Inactivation of the substantia nigra could prove to be a possible treatment for cocaine addiction. In a study of cocaine-dependent rats, inactivation of the substantia nigra via implanted cannulae greatly reduced cocaine addiction relapse.

Levodopa

The substantia nigra is the target of chemical therapeutics for the treatment of Parkinson's disease. Levodopa (commonly referred to as L-DOPA), the dopamine precursor, is the most commonly prescribed medication for Parkinson's disease, despite controversy concerning the neurotoxicity of dopamine and L-DOPA. The drug is especially effective in treating patients in the early stages of Parkinson's, although it does lose its efficacy over time. Levodopa can cross the blood–brain barrier and increases dopamine levels in the substantia nigra, thus alleviating the symptoms of Parkinson's disease. The drawback of levodopa treatment is that it treats the symptoms of Parkinson's (low dopamine levels), rather than the cause (the death of dopaminergic neurons in the substantia nigra).

MPTP

MPTP, is a neurotoxin specific to dopaminergic cells in the brain, specifically in the substantia nigra. MPTP was brought to the spotlight in 1982 when heroin users in California displayed Parkinson's-like symptoms after using MPPP contaminated with MPTP. The patients, who were rigid and almost completely immobile, responded to levodopa treatment. No remission of the Parkinson's-like symptoms was reported, suggesting irreversible death of the dopaminergic neurons. The proposed mechanism of MPTP involves disruption of mitochondrial function, including disruption of metabolism and creation of free radicals.
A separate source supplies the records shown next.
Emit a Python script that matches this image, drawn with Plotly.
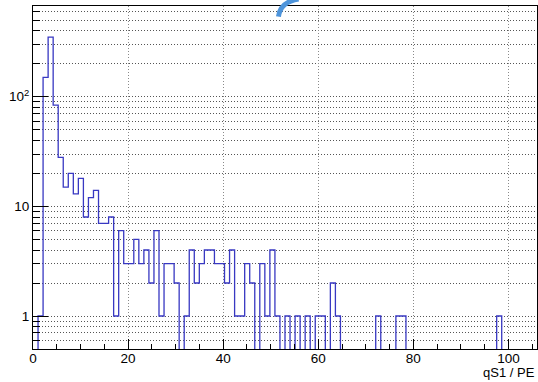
import numpy as np
import plotly.graph_objects as go

# Histogram definition (100 bins from 0 to 106)
bin_lo = 0.0
bin_hi = 106.0
n_bins = 100

# Counts per bin (bins 0..99)
counts = [0, 1, 150, 350, 84, 28, 15, 20, 13, 18,
          8, 12, 14, 7, 7, 8, 1, 6, 3, 3,
          5, 3, 4, 2, 6, 1, 3, 3, 2, 0,
          1, 4, 2, 3, 4, 4, 3, 3, 2, 4,
          1, 1, 3, 2, 0, 3, 1, 4, 1, 0,
          1, 0, 1, 0, 1, 0, 1, 1, 0, 2,
          1, 0, 0, 0, 0, 0, 0, 0, 1, 0,
          0, 0, 1, 1, 0, 0, 0, 0, 0, 0,
          0, 0, 0, 0, 0, 0, 0, 0, 0, 0,
          0, 0, 1, 0, 0, 0, 0, 0, 0, 0]

x_ticks = [0, 20, 40, 60, 80, 100]
y_ticks = [1, 10, 100]
y_ticktext = ["1", "10", "10<sup>2</sup>"]
x_title = "qS1 / PE"

edges = np.linspace(bin_lo, bin_hi, n_bins + 1)
floor_val = 0.1  # empty bins drawn below the visible range
yvals = [c if c > 0 else floor_val for c in counts]
ystep = yvals + [yvals[-1]]

minor_y = ([v / 10 for v in range(6, 10)] + list(range(2, 10)) +
           [v * 10 for v in range(2, 10)] + [v * 100 for v in range(2, 7)])

fig = go.Figure()
fig.add_trace(go.Scatter(
    x=edges, y=ystep, mode="lines", line_shape="hv",
    line=dict(color="#3838c2", width=1.3), showlegend=False,
    hoverinfo="skip"))

font = dict(family="Liberation Sans, Arial, sans-serif", size=13.5, color="black")
title_font = dict(family="Liberation Sans, Arial, sans-serif", size=13, color="black")

fig.update_layout(
    width=538, height=382,
    margin=dict(l=33, r=1, t=6, b=33),
    paper_bgcolor="white", plot_bgcolor="white",
    font=font,
    xaxis=dict(
        range=[bin_lo, bin_hi], tickmode="array", tickvals=x_ticks,
        ticks="inside", ticklen=10, tickwidth=1, tickcolor="black",
        ticklabelstandoff=-3,
        showline=True, linecolor="black", linewidth=1, mirror=True,
        showgrid=True, gridcolor="#8a8a8a", griddash="1px,2px", gridwidth=1,
        zeroline=False, tickfont=font,
        minor=dict(tick0=0, dtick=5, ticks="inside", ticklen=5,
                   tickcolor="black", showgrid=False),
    ),
    yaxis=dict(
        type="log", range=[np.log10(0.5), 2.828],
        tickmode="array", tickvals=y_ticks, ticktext=y_ticktext,
        ticks="inside", ticklen=15, tickwidth=1, tickcolor="black",
        showline=True, linecolor="black", linewidth=1, mirror=True,
        showgrid=True, gridcolor="#555555", griddash="1px,2px", gridwidth=1,
        zeroline=False, tickfont=font,
        minor=dict(tickmode="array", tickvals=minor_y, ticks="inside",
                   ticklen=7, tickcolor="black", showgrid=True,
                   gridcolor="#555555", griddash="1px,2px", gridwidth=1),
    ),
    annotations=[dict(
        text=x_title, xref="paper", yref="paper", x=1.0, y=0,
        xanchor="right", yanchor="bottom", yshift=-33, showarrow=False,
        font=title_font)],
    shapes=[dict(
        type="path", xref="paper", yref="paper",
        path="M 0.487 0.969 Q 0.491 1.012 0.527 1.02",
        line=dict(color="#4d94db", width=5))],
)

fig.write_html("out.html")
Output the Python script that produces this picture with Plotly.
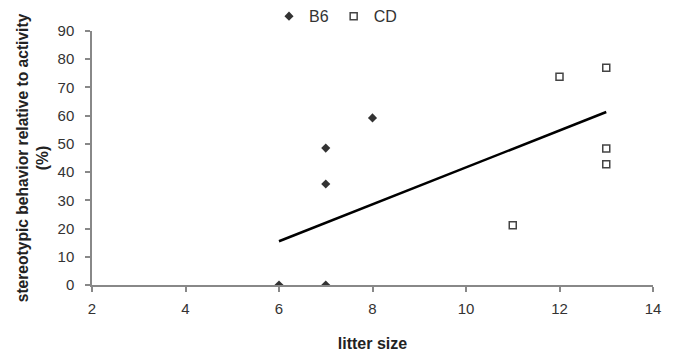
import plotly.graph_objects as go

b6_litter = [6, 7, 7, 7, 8]
b6_values = [0, 0, 35.8, 48.5, 59.2]
cd_litter = [11, 12, 13, 13, 13]
cd_values = [21.2, 73.8, 77.0, 48.4, 42.8]
trend_x = [6, 13]
trend_y = [15.5, 61.3]

x_ticks = [2, 4, 6, 8, 10, 12, 14]
y_ticks = [0, 10, 20, 30, 40, 50, 60, 70, 80, 90]

FONT = "Liberation Sans, Arial, sans-serif"

fig = go.Figure()
fig.add_trace(go.Scatter(x=b6_litter, y=b6_values, mode="markers", name="B6",
                         marker=dict(symbol="diamond", size=7, color="#333333",
                                     line=dict(width=0))))
fig.add_trace(go.Scatter(x=cd_litter, y=cd_values, mode="markers", name="CD",
                         marker=dict(symbol="square-open", size=7, color="#444444",
                                     line=dict(width=1.5))))
fig.add_trace(go.Scatter(x=trend_x, y=trend_y, mode="lines", showlegend=False,
                         line=dict(color="black", width=2.5)))

axis_font = dict(family=FONT, size=15, color="#333333")
# the page body adds an 8px offset, so the figure is 8px smaller on each axis
fig.update_layout(
    width=665, height=348,
    margin=dict(l=84, r=20, t=23, b=71, autoexpand=False),
    plot_bgcolor="white", paper_bgcolor="white",
    font=dict(family=FONT, color="#333333"),
    showlegend=True,
    legend=dict(orientation="h", x=0.3155, xanchor="left", y=1.058, yanchor="middle",
                font=dict(family=FONT, size=16, color="#333333"),
                itemwidth=30, bgcolor="rgba(0,0,0,0)", borderwidth=0),
    xaxis=dict(range=[2, 14], tickvals=x_ticks, showgrid=False, zeroline=False,
               automargin=False,
               showline=True, linecolor="#888888", linewidth=1.5,
               ticks="outside", ticklen=5, tickcolor="#888888", tickwidth=1.5,
               tickfont=axis_font, ticklabelstandoff=4,
               title=dict(text="<b>litter size</b>",
                          font=dict(family=FONT, size=16, color="#222222"),
                          standoff=22)),
    yaxis=dict(range=[0, 90], tickvals=y_ticks, showgrid=False, zeroline=False,
               automargin=False,
               showline=True, linecolor="#888888", linewidth=1.5,
               ticks="outside", ticklen=5, tickcolor="#888888", tickwidth=1.5,
               tickfont=axis_font, ticklabelstandoff=8,
               title=dict(text="<b>stereotypic behavior relative to activity<br>(%)</b>",
                          font=dict(family=FONT, size=15.6, color="#222222"),
                          standoff=5)),
)
fig.write_html("out.html")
Soon after, MPTP was tested in animal models for its efficacy in inducing Parkinson's disease (with success). MPTP induced akinesia, rigidity, and tremor in primates, and its neurotoxicity was found to be very specific to the substantia nigra pars compacta. In other animals, such as rodents, the induction of Parkinson's by MPTP is incomplete or requires much higher and frequent doses than in primates. Today, MPTP remains the most favored method to induce Parkinson's disease in animal models.

History

The substantia nigra was discovered in 1784 by Félix Vicq-d'Azyr, and Samuel Thomas von Sömmerring alluded to this structure in 1791. The differentiation between the substantia nigra pars reticulata and compacta was first proposed by Sano in 1910. In 1963, Oleh Hornykiewicz concluded from his observation that ‘‘cell loss in the substantia nigra (of Parkinson's disease patients) could well be the cause of the dopamine deficit in the striatum’’.